Trade Finance at its essence, has been existed for thousands of years and it can very well be traced back to the times earlier days, of Silk route. It existed since long ago, from before the times that economic imperialism came into being and England set out to make its colonies. As surprising as it may be to believe, but it existed well before the stock markets came into being. Cut to the present times, where this is a tremendously thriving, multibillion dollar business. This may be a result of the fact that the world has begun to trade on a greater scale, everyday sees more and more commodities being bought and sold in the markets. This results into more and more banks and companies having to lend money, in order to keep the steady flow of the global supply chain.
So now that we know what trade finance is all about, let’s focus on how and why is it so important. Let’s take an example. Imagine yourself to be a coffee trader in today’s times and where else would you find the best in class coffee beans, but in Africa. But, you stay in India, so then how would be able to function as an International buyer? More importantly who will give you money, in order to purchase from the natives in Africa? How will you be able to finance all of your transactions, in another currency in addition to being able to successfully pay all those native traders? The answer to all of these above questions would be a trade finance department. This department of a financing firm would deal with all your financial transactions and thus would ensure the development of your business.

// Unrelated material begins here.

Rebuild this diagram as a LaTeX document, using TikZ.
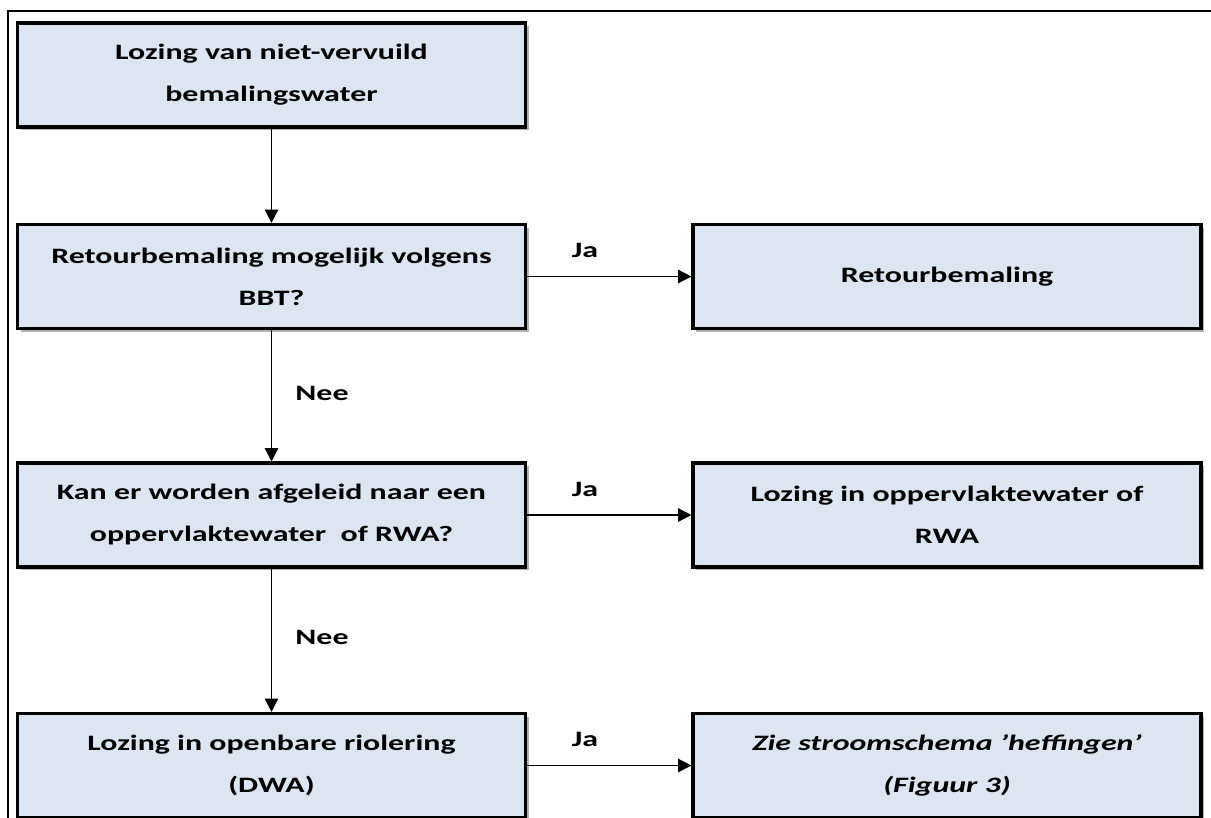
\documentclass[tikz,border=0pt]{standalone}
\usepackage{fontspec}
\setmainfont{Carlito}[FakeStretch=1.45]
\usetikzlibrary{arrows.meta,shadows}
\definecolor{boxfill}{HTML}{DCE6F2}
\begin{document}
\begin{tikzpicture}[x=0.75pt,y=-0.75pt,
  box/.style={draw=black, line width=2.3pt, fill=boxfill, minimum width=381pt, minimum height=78pt,
    inner sep=0pt, align=center, font=\fontsize{16.5pt}{31.5pt}\selectfont\bfseries,
    drop shadow={shadow xshift=2.5pt, shadow yshift=-2.5pt, fill=black, opacity=0.3}},
  arr/.style={line width=1pt, -{Triangle[length=10pt,width=10pt]}},
  lbl/.style={font=\fontsize{16.5pt}{20pt}\selectfont\bfseries, inner sep=0pt}]
\useasboundingbox (0,0) rectangle (1211,818);
\begin{scope}
  \clip (0,0) rectangle (1211,818);
  \draw[line width=1.5pt] (7.5,830) -- (7.5,10.5) -- (1220,10.5);
\end{scope}
\node[box] (b1) at (271.5,75) {Lozing van niet-vervuild\\bemalingswater};
\node[box] (b2) at (271.5,276.5) {Retourbemaling mogelijk volgens\\BBT?};
\node[box] (r2) at (947,276.5) {Retourbemaling};
\node[box] (b3) at (271.5,515) {Kan er worden afgeleid naar een\\oppervlaktewater\ \ of RWA?};
\node[box] (r3) at (947,515) {Lozing in oppervlaktewater of\\RWA};
\node[box] (b4) at (271.5,765.5) {Lozing in openbare riolering\\(DWA)};
\node[box, font=\fontsize{16.5pt}{31.5pt}\selectfont\bfseries\itshape] (r4) at (947,765.5) {Zie stroomschema \char"0027heffingen\char"0027\\(Figuur 3)};
\draw[arr] (b1) -- (b2);
\draw[arr] (b2) -- (r2);
\draw[arr] (b2) -- (b3);
\draw[arr] (b3) -- (r3);
\draw[arr] (b3) -- (b4);
\draw[arr] (b4) -- (r4);
\node[lbl] (ja1) at (585,250) {Ja};
\node[lbl] (ja2) at (585,489) {Ja};
\node[lbl] (ja3) at (585,739) {Ja};
\node[lbl] (nee1) at (322,393) {Nee};
\node[lbl] (nee2) at (322,637) {Nee};
\end{tikzpicture}
\end{document}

Any good or service at the very basic level, have their own underlying value and a bank is very well able to offer a loan against the collateral value of the good. The bank would be comfortable with offering you financial help, as long as the structure of the deal would be helpful and advantageous to the bank. As a whole, the business of trade finance is not very complicated, but on the other hand the structures which form an essential part of trade finance usually tend to be a bit more complex.